Le dirigeant d’Otzma Yehudit, Itamar Ben Gvir (à gauche), s’entretient avec le chef de HaTzionout HaDatit Bezalel Smotrich à la Knesset le 29 décembre 2022 (Crédit : Yonatan Sindel / Flash90)

Ce plan soulève deux principales difficultés, selon l’ex-conseiller. « La première est interne – en semblant donner la permission aux soldats de commettre des actes qui ne doivent pas être commis », dit-il.

« La deuxième est internationale – et elle n’est pas moins grave. Il faut noter que la Cour pénale internationale de La Haye et des tribunaux plus ‘ordinaires’ en Europe peuvent être saisis pour des dossiers visant des soldats, ou des politiciens impliqués dans des faits qui sont susceptibles d’être considérés comme des crimes de guerre », explique-t-il.

« Tant que la situation actuelle restera ce qu’elle est, tant qu’Israël sera doté d’un système judiciaire remarquable, sérieux, et que nos législations seront reconnues dans le monde entier comme étant équilibrées, les tribunaux européens respecteront le système israélien ».

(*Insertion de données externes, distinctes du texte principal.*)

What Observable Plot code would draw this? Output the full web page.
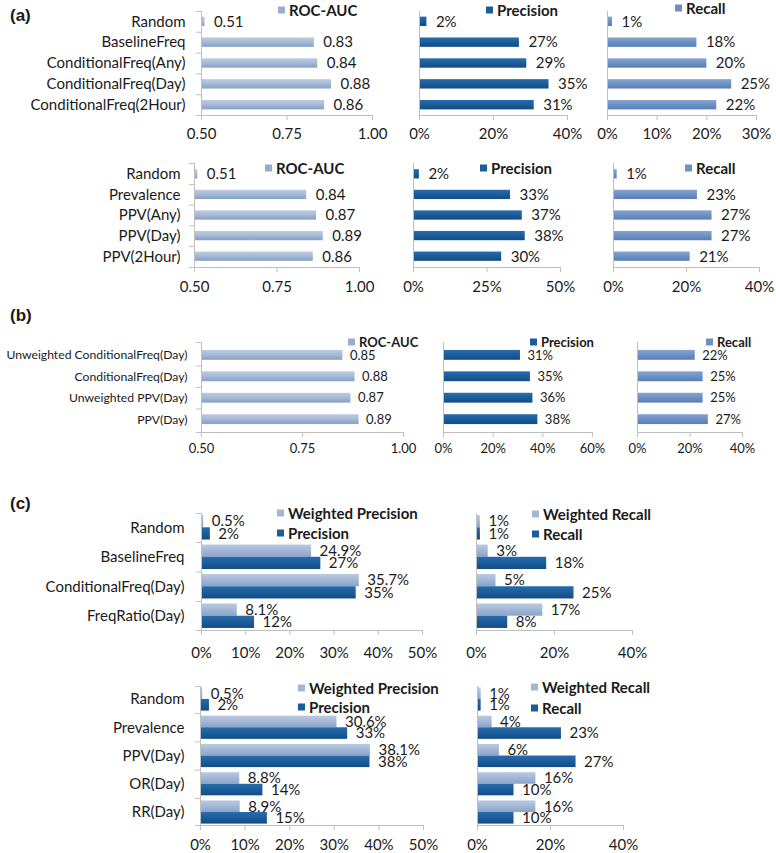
<!DOCTYPE html>
<html><head><meta charset="utf-8">
<script src="https://cdn.jsdelivr.net/npm/d3@7"></script>
<script src="https://cdn.jsdelivr.net/npm/@observablehq/plot@0.6"></script>
<style>
body{margin:0;background:#fff;}
#root{position:relative;width:776px;height:853px;overflow:hidden;font-family:Lato,sans-serif;color:#1a1a1a;}
#root svg.p{position:absolute;}
.plab{position:absolute;font-family:"Liberation Sans",Arial,sans-serif;font-weight:bold;font-size:17px;line-height:1;}
.leg{position:absolute;display:flex;align-items:center;font-weight:bold;white-space:nowrap;transform:translateY(-50%);line-height:1;}
.leg i{display:inline-block;width:7px;height:7px;margin-right:4px;}
</style></head><body>
<svg width="0" height="0" style="position:absolute"><defs>
<linearGradient id="gRoc" x1="0" y1="0" x2="0" y2="1"><stop offset="0" stop-color="#bccbe2"/><stop offset="0.5" stop-color="#a6b9d6"/><stop offset="1" stop-color="#869fc4"/></linearGradient>
<linearGradient id="gPrec" x1="0" y1="0" x2="0" y2="1"><stop offset="0" stop-color="#2a6cab"/><stop offset="0.5" stop-color="#1b5c9a"/><stop offset="1" stop-color="#134c84"/></linearGradient>
<linearGradient id="gRec" x1="0" y1="0" x2="0" y2="1"><stop offset="0" stop-color="#86a4cf"/><stop offset="0.5" stop-color="#6d90c3"/><stop offset="1" stop-color="#5a7fb6"/></linearGradient>
<linearGradient id="gW" x1="0" y1="0" x2="0" y2="1"><stop offset="0" stop-color="#b9c9e1"/><stop offset="0.5" stop-color="#a3b7d5"/><stop offset="1" stop-color="#8aa3c8"/></linearGradient>
</defs></svg>
<div id="root"></div>
<script>
// ---------- DATA ----------
const a1Cats = ["Random","BaselineFreq","ConditionalFreq(Any)","ConditionalFreq(Day)","ConditionalFreq(2Hour)"];
const a1Roc  = [0.51,0.83,0.84,0.88,0.86];
const a1Prec = [2,27,29,35,31];
const a1Rec  = [1,18,20,25,22];

const a2Cats = ["Random","Prevalence","PPV(Any)","PPV(Day)","PPV(2Hour)"];
const a2Roc  = [0.51,0.84,0.87,0.89,0.86];
const a2Prec = [2,33,37,38,30];
const a2Rec  = [1,23,27,27,21];

const bCats = ["Unweighted ConditionalFreq(Day)","ConditionalFreq(Day)","Unweighted PPV(Day)","PPV(Day)"];
const bRoc  = [0.85,0.88,0.87,0.89];
const bPrec = [31,35,36,38];
const bRec  = [22,25,25,27];

const c1Cats  = ["Random","BaselineFreq","ConditionalFreq(Day)","FreqRatio(Day)"];
const c1WPrec = [0.5,24.9,35.7,8.1];
const c1Prec  = [2,27,35,12];
const c1WRec  = [1,3,5,17];
const c1Rec   = [1,18,25,8];

const c2Cats  = ["Random","Prevalence","PPV(Day)","OR(Day)","RR(Day)"];
const c2WPrec = [0.5,30.6,38.1,8.8,8.9];
const c2Prec  = [2,33,38,14,15];
const c2WRec  = [1,4,6,16,16];
const c2Rec   = [1,23,27,10,10];

const rocTicks = [0.5,0.75,1.0];
const pct40a = [0,20,40], pct30 = [0,10,20,30], pct50q = [0,25,50], pct60 = [0,20,40,60], pct50 = [0,10,20,30,40,50];

// ---------- STYLE ----------
const AX = "#bfbfbf", TXT = "#1a1a1a";
const fRoc = d3.format(".2f");
const fPct = d => d + "%";
const fPct1 = d => d.toFixed(1) + "%";
const root = document.getElementById("root");

function panel(o){
  const ml = o.x0 - o.left, mr = o.left + o.width - o.x1;
  const mt = o.y0 - o.top, mb = o.top + o.height - o.y1;
  const band = d3.scaleBand().domain(o.cats).range([o.y0, o.y1]).paddingInner(o.pi).paddingOuter(o.po);
  const step = band.step(), bw = band.bandwidth();
  const [dmin, dmax] = o.domain;
  const nS = o.series.length, sub = bw / nS;
  const marks = [];
  const last = o.cats[o.cats.length-1];
  const lastC = band(last) + bw/2;
  o.series.forEach((s, k) => {
    const rows = o.cats.map((c,i)=>({c, v:s.values[i], t:s.fmt(s.values[i])}));
    marks.push(Plot.barX(rows, {x1: () => dmin, x2: "v", y: "c", fill: s.fill,
      insetTop: k*sub, insetBottom: (nS-1-k)*sub}));
    marks.push(Plot.text(rows, {x: "v", y: "c", text: "t", dx: o.labDx, dy: -bw/2 + sub*(k+0.5),
      textAnchor: "start", fontSize: o.valFont, fill: TXT, fontFamily: "Lato"}));
  });
  marks.push(Plot.ruleX([dmin], {stroke: AX}));
  marks.push(Plot.ruleY([last], {x1: dmin, x2: dmax, dy: o.y1 - lastC, stroke: AX, insetLeft: o.sep ? -5 : 0}));
  if (o.sep) {
    marks.push(Plot.ruleY(o.cats.slice(1), {x1: dmin, x2: dmin, dy: -step/2, insetLeft: -5, stroke: AX}));
    marks.push(Plot.ruleY(o.cats.slice(0,1), {x1: dmin, x2: dmin, dy: o.y0 - (band(o.cats[0]) + bw/2), insetLeft: -5, stroke: AX}));
  }
  marks.push(Plot.axisX({ticks: o.ticks, tickFormat: o.tickFmt, tickSize: 5, tickPadding: o.tp,
    fontSize: o.tickFont, stroke: AX, fill: TXT, label: null}));
  if (o.catAxis) marks.push(Plot.axisY({tickSize: 0, tickPadding: o.cp, fontSize: o.catFont, fill: TXT, label: null}));
  const svg = Plot.plot({
    width: o.width, height: o.height,
    marginLeft: ml, marginRight: mr, marginTop: mt, marginBottom: mb,
    style: {background: "transparent", overflow: "visible", fontFamily: "Lato"},
    x: {domain: o.domain, label: null},
    y: {domain: o.cats, paddingInner: o.pi, paddingOuter: o.po, round: false, label: null, axis: o.catAxis ? undefined : null},
    marks
  });
  svg.classList.add("p");
  svg.style.left = o.left + "px";
  svg.style.top = o.top + "px";
  root.appendChild(svg);
}

function leg(x, y, color, text, fs){
  const d = document.createElement("div");
  d.className = "leg";
  d.style.left = x + "px"; d.style.top = y + "px"; d.style.fontSize = fs + "px";
  d.innerHTML = `<i style="background:${color}"></i><span>${text}</span>`;
  root.appendChild(d);
}
function plab(x, y, t){
  const d = document.createElement("div");
  d.className = "plab"; d.style.left = x + "px"; d.style.top = y + "px"; d.textContent = t;
  root.appendChild(d);
}

// ---------- (a) row 1 ----------
const A1 = {cats: a1Cats, top: 0, height: 150, y0: 11, y1: 115, pi: 0.55, po: 0.27, labDx: 9, valFont: 15, tickFont: 15, tp: 8};
panel({...A1, left: 0, width: 395, x0: 201, x1: 372, domain: [0.5,1], ticks: rocTicks, tickFmt: fRoc,
  series: [{values: a1Roc, fill: "url(#gRoc)", fmt: fRoc}], catAxis: true, catFont: 15, cp: 16, sep: true});
panel({...A1, left: 395, width: 195, x0: 419, x1: 567, domain: [0,40], ticks: pct40a, tickFmt: fPct,
  series: [{values: a1Prec, fill: "url(#gPrec)", fmt: fPct}]});
panel({...A1, left: 590, width: 186, x0: 607, x1: 756, domain: [0,30], ticks: pct30, tickFmt: fPct,
  series: [{values: a1Rec, fill: "url(#gRec)", fmt: fPct}]});

// ---------- (a) row 2 ----------
const A2 = {cats: a2Cats, top: 150, height: 150, y0: 163, y1: 267, pi: 0.55, po: 0.3, labDx: 9, valFont: 15, tickFont: 15, tp: 9};
panel({...A2, left: 0, width: 390, x0: 194, x1: 359, domain: [0.5,1], ticks: rocTicks, tickFmt: fRoc,
  series: [{values: a2Roc, fill: "url(#gRoc)", fmt: fRoc}], catAxis: true, catFont: 15, cp: 14, sep: true});
panel({...A2, left: 390, width: 200, x0: 413, x1: 560, domain: [0,50], ticks: pct50q, tickFmt: fPct,
  series: [{values: a2Prec, fill: "url(#gPrec)", fmt: fPct}]});
panel({...A2, left: 590, width: 186, x0: 613, x1: 759, domain: [0,40], ticks: pct40a, tickFmt: fPct,
  series: [{values: a2Rec, fill: "url(#gRec)", fmt: fPct}]});

// ---------- (b) ----------
const B = {cats: bCats, top: 300, height: 160, y0: 342, y1: 432, pi: 0.54, po: 0.37, labDx: 7, valFont: 13, tickFont: 13, tp: 6};
panel({...B, left: 0, width: 420, x0: 201, x1: 403, domain: [0.5,1], ticks: rocTicks, tickFmt: fRoc,
  series: [{values: bRoc, fill: "url(#gRoc)", fmt: fRoc}], catAxis: true, catFont: 12.2, cp: 14, sep: true});
panel({...B, left: 420, width: 190, x0: 443, x1: 592, domain: [0,60], ticks: pct60, tickFmt: fPct,
  series: [{values: bPrec, fill: "url(#gPrec)", fmt: fPct}]});
panel({...B, left: 610, width: 166, x0: 637, x1: 742, domain: [0,40], ticks: pct40a, tickFmt: fPct,
  series: [{values: bRec, fill: "url(#gRec)", fmt: fPct}]});

// ---------- (c) row 1 ----------
const C1 = {cats: c1Cats, top: 460, height: 200, y0: 513, y1: 630, pi: 0.17, po: 0.07, labDx: 8, valFont: 15, tickFont: 15, tp: 12};
panel({...C1, left: 0, width: 455, x0: 201, x1: 422, domain: [0,50], ticks: pct50, tickFmt: fPct,
  series: [{values: c1WPrec, fill: "url(#gW)", fmt: fPct1}, {values: c1Prec, fill: "url(#gPrec)", fmt: fPct}],
  catAxis: true, catFont: 15, cp: 17, sep: true});
panel({...C1, left: 455, width: 321, x0: 476, x1: 632, domain: [0,40], ticks: pct40a, tickFmt: fPct,
  series: [{values: c1WRec, fill: "url(#gW)", fmt: fPct}, {values: c1Rec, fill: "url(#gPrec)", fmt: fPct}]});

// ---------- (c) row 2 ----------
const C2 = {cats: c2Cats, top: 660, height: 193, y0: 686, y1: 825, pi: 0.18, po: 0.05, labDx: 8, valFont: 15, tickFont: 15, tp: 9};
panel({...C2, left: 0, width: 455, x0: 200, x1: 423, domain: [0,50], ticks: pct50, tickFmt: fPct,
  series: [{values: c2WPrec, fill: "url(#gW)", fmt: fPct1}, {values: c2Prec, fill: "url(#gPrec)", fmt: fPct}],
  catAxis: true, catFont: 15, cp: 16, sep: true});
panel({...C2, left: 455, width: 321, x0: 477, x1: 623, domain: [0,40], ticks: pct40a, tickFmt: fPct,
  series: [{values: c2WRec, fill: "url(#gW)", fmt: fPct}, {values: c2Rec, fill: "url(#gPrec)", fmt: fPct}]});

// ---------- legends & panel labels ----------
const cRoc = "#98aed0", cPrec = "#1b5c9a", cRec = "#6d90c3", cW = "#a3b7d5";
leg(278, 10, cRoc, "ROC-AUC", 15);
leg(486, 10, cPrec, "Precision", 15);
leg(675, 8, cRec, "Recall", 15);
leg(265, 168, cRoc, "ROC-AUC", 15);
leg(480, 168, cPrec, "Precision", 15);
leg(685, 168, cRec, "Recall", 15);
leg(348, 342, cRoc, "ROC-AUC", 13);
leg(530, 342, cPrec, "Precision", 13);
leg(706, 342, cRec, "Recall", 13);
leg(277, 513, cW, "Weighted Precision", 15);
leg(277, 533, cPrec, "Precision", 15);
leg(532, 514, cW, "Weighted Recall", 15);
leg(532, 534, cPrec, "Recall", 15);
leg(298, 688, cW, "Weighted Precision", 15);
leg(298, 707, cPrec, "Precision", 15);
leg(531, 687, cW, "Weighted Recall", 15);
leg(531, 708, cPrec, "Recall", 15);
plab(10, 7, "(a)");
plab(10, 307, "(b)");
plab(10, 495, "(c)");
</script>
</body></html>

« Les Européens se disent : ‘Parce que ce qui s’est produit est arrivé dans un pays où le système judiciaire est respectable, on ne va pas se mêler à ça. Ils ont leurs autorités, des procureurs, des tribunaux, la police… Ils feront tout ce qui est nécessaire’. Mais si on se débarrasse de ça et qu’on donne carte blanche aux soldats, en les laissant faire ce qu’ils veulent et en leur accordant l’immunité face à la justice, cela ouvrira la porte à toutes sortes de mesures ».

« Les Européens peuvent se dire qu’en Israël, on ne leur fera rien et que par conséquent, il faudra s’occuper d’eux en Europe », ajoute-t-il.

Des soldats israéliens en Cisjordanie, le 12 janvier 2023. (Crédit : Armée israélienne)

Ben-Ari note que pendant son mandat, des efforts conjointement livrés avec le ministère des Affaires étrangères, le ministère de la Justice, l’avocat-général de Tsahal et d’autres responsables ont permis de décourager les tribunaux européens d’inculper des soldats ou des politiciens suite à certains incidents survenus en Cisjordanie.

Ce projet d’immunité judiciaire pour les soldats avancé par Ben Gvir n’a pas encore été officiellement présenté sous forme de législation, mais il a été l’une de ses principales promesses de campagne électorale. Il est difficile de dire si Netanyahu soutiendrait une telle initiative.

Ben-Ari est membre d’un groupe connu sous le nom des Commandants pour la sécurité d’Israël, un groupe constitué de plus de 400 anciens hauts-responsables des services sécuritaires et qui prône une solution à deux États dans le conflit opposant Israël aux Palestiniens.